In some scenes, “time shifts” or “phases” create broad changes for everyone in the present, while in others, effects are only temporary, or only have an impact on one person. What causes those differences? Who controls this technology? How is it regulated? How does this near-future version of the United States have easily accessible time-travel, but no clear way to protect memories, except by printing out photographs, then visiting a mall store to have an employee scan them and lock up the data in a vault in the cloud? (Also, malls still exist in this hazy sci-fi future? Really?)

Those questions might sound nitpicky, but they stand out because the film’s inconsistencies severely complicate the romantic relationships that are meant to be the story’s center. The four main characters are clearly Ridley’s primary narrative focus, and he bumps them against each other in varying ways to explore the suspicions, regrets, fantasies, and desires that go along with marriage.

But Janine and Alex are so barely sketched-out that they lack equitable weight in this quad. So Needle in a Timestack just becomes a tedious recounting of two insecure dudes engaged in a petty tug-of-war over the women in their lives. Cinematic sci-fi can and should be populated with smaller-scale, intimate stories to balance out the genre’s endless space-opera epics and dystopian blockbusters, but Needle in a Timestack is a hollow attempt at matching personal emotional stakes with a high-concept sci-fi idea.

After introducing these characters, Ridley swiftly cordons them off into varying pairs, so it falls on the actors to imbue his self-serious script with the emotional grit he’s so desperately attempting to achieve. The results are mixed from scene to scene. The issue is the gap between who the film thinks these characters are, and how their actions actually come across. As Nick, Odom is believably anguished and protective of his wife, but his clear lack of respect for Janine’s agency and choices isn’t the loving gesture the film suggests it is.
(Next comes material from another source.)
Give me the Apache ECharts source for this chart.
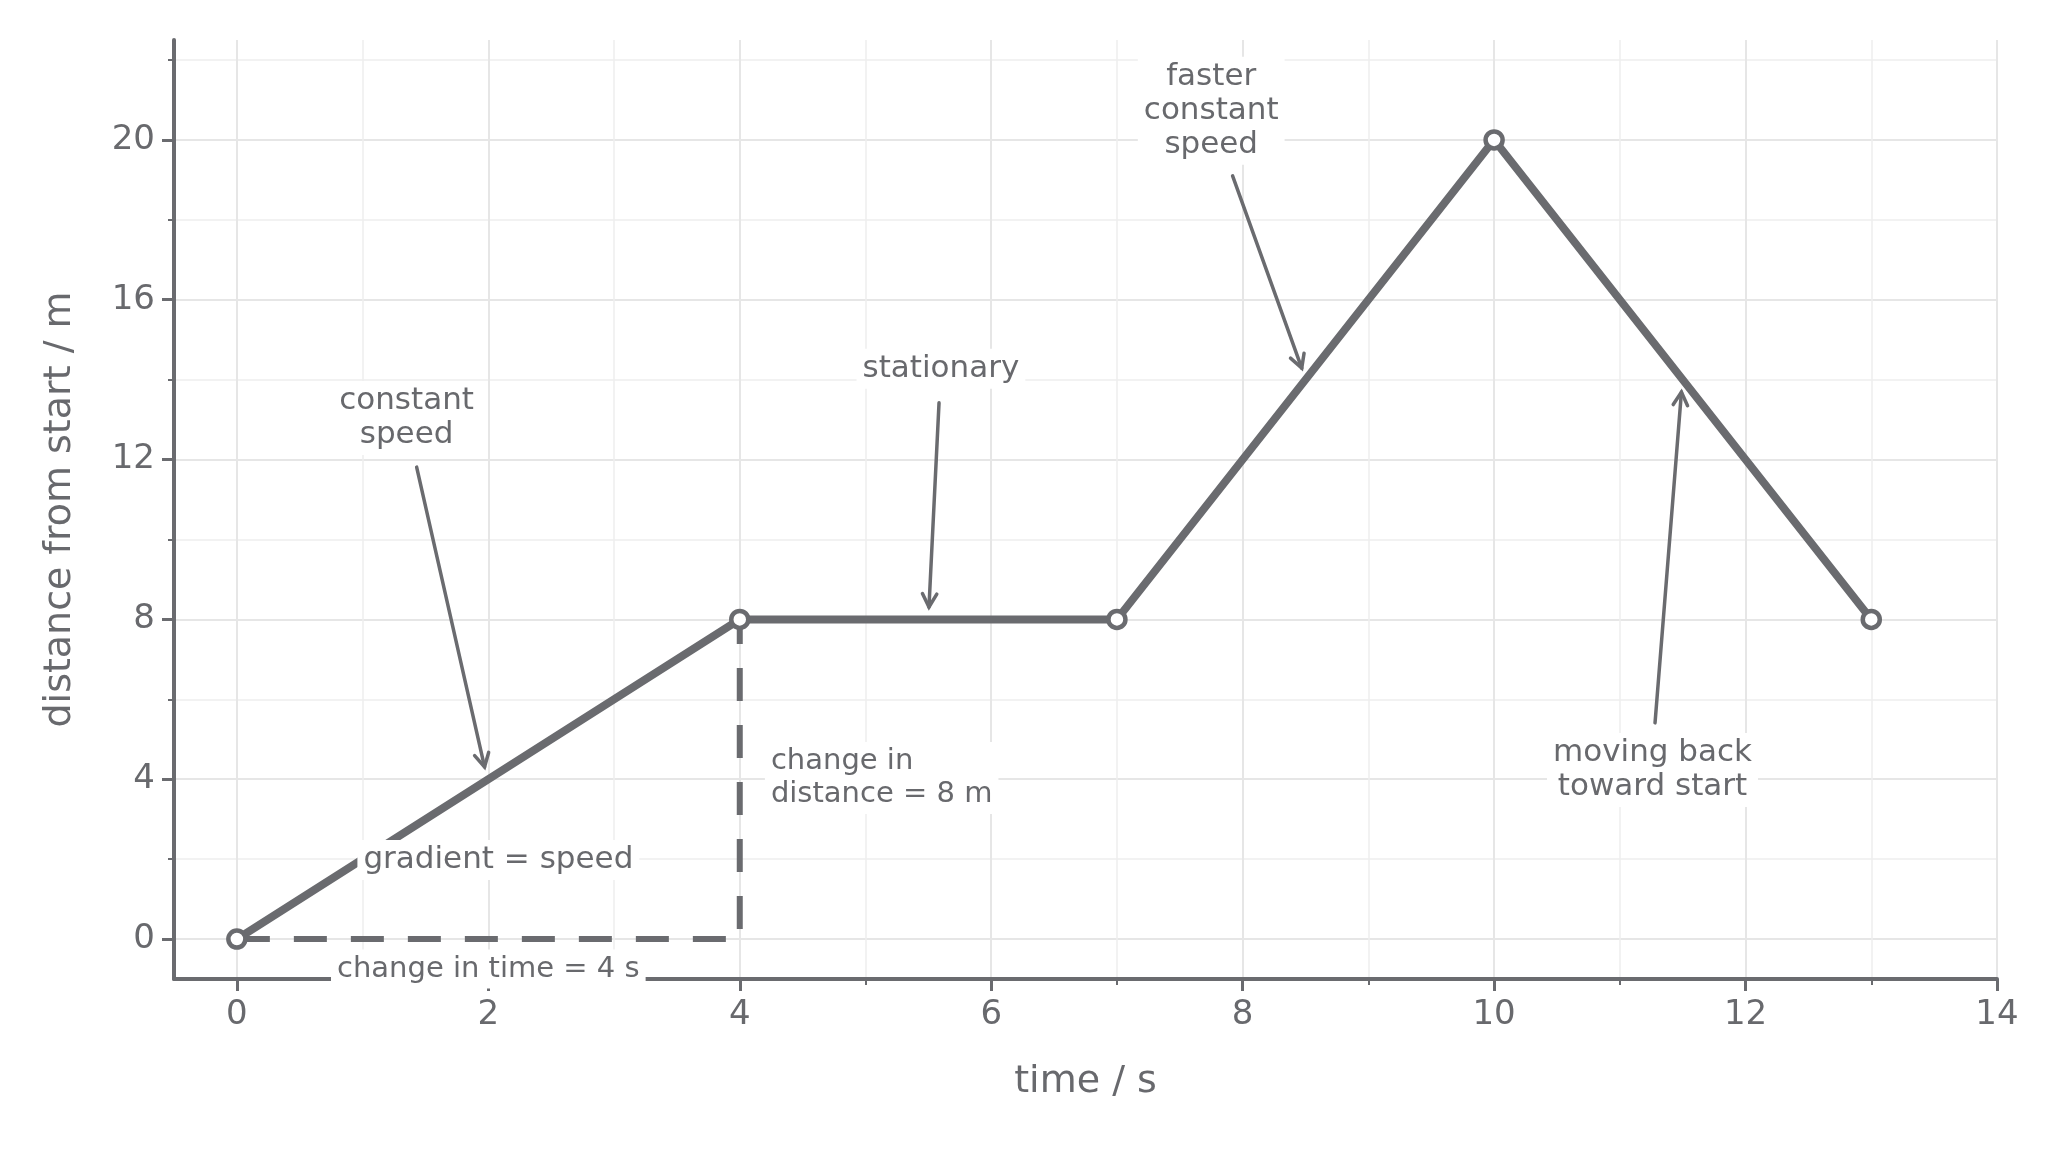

Cynthia as Janine and Orlando Bloom as Tommy  stand outside with their eyes closed and foreheads pressed together in Needle in a Timestack Photo: Cate Cameron/Lionsgate

Bloom plays Tommy on a single smug register, and although he perfects the art of having a punchable face, he doesn’t pull off the wounded fragility Needle in a Timestack demands later in the film. (Alas, there is no timeline where Nick and Tommy, with all their unresolved tension, fall for each other.) And Pinto and Erivo are both limited by the flatness of their characters, and by the lack of attention the film pays to what they want. What does Alex miss about Nick? What made Janine fall in love with Tommy in the first place? Where are the details of these women’s lives? Whatever vibrancy the normally charismatic Erivo and Pinto could offer is flattened by their positioning in this story as objects to be traded back and forth between them men. Dialogue like “Every time we fall in love, we’re just stealing a person from someone else” makes this cringeworthy point particularly clear.

Needle in a Timestack repeats over and over that some love is just meant to be, no matter how the world around it operates. (More than one character solemnly intones the line, “Love is drawn in the form of a circle.”) Certainly one common trope of time-travel stories is that nothing anyone does in the past can ever completely change the present. But Ridley’s unwillingness to meaningfully grapple with that ideological stance, and his seeming inability to see that his male protagonists are actually exhausting, makes Needle in a Timestack difficult to get lost in.

Needle in a Timestack debuts in limited theatrical release and for digital and On Demand rental starting Oct. 15, with a Blu-ray and DVD release on Oct. 19.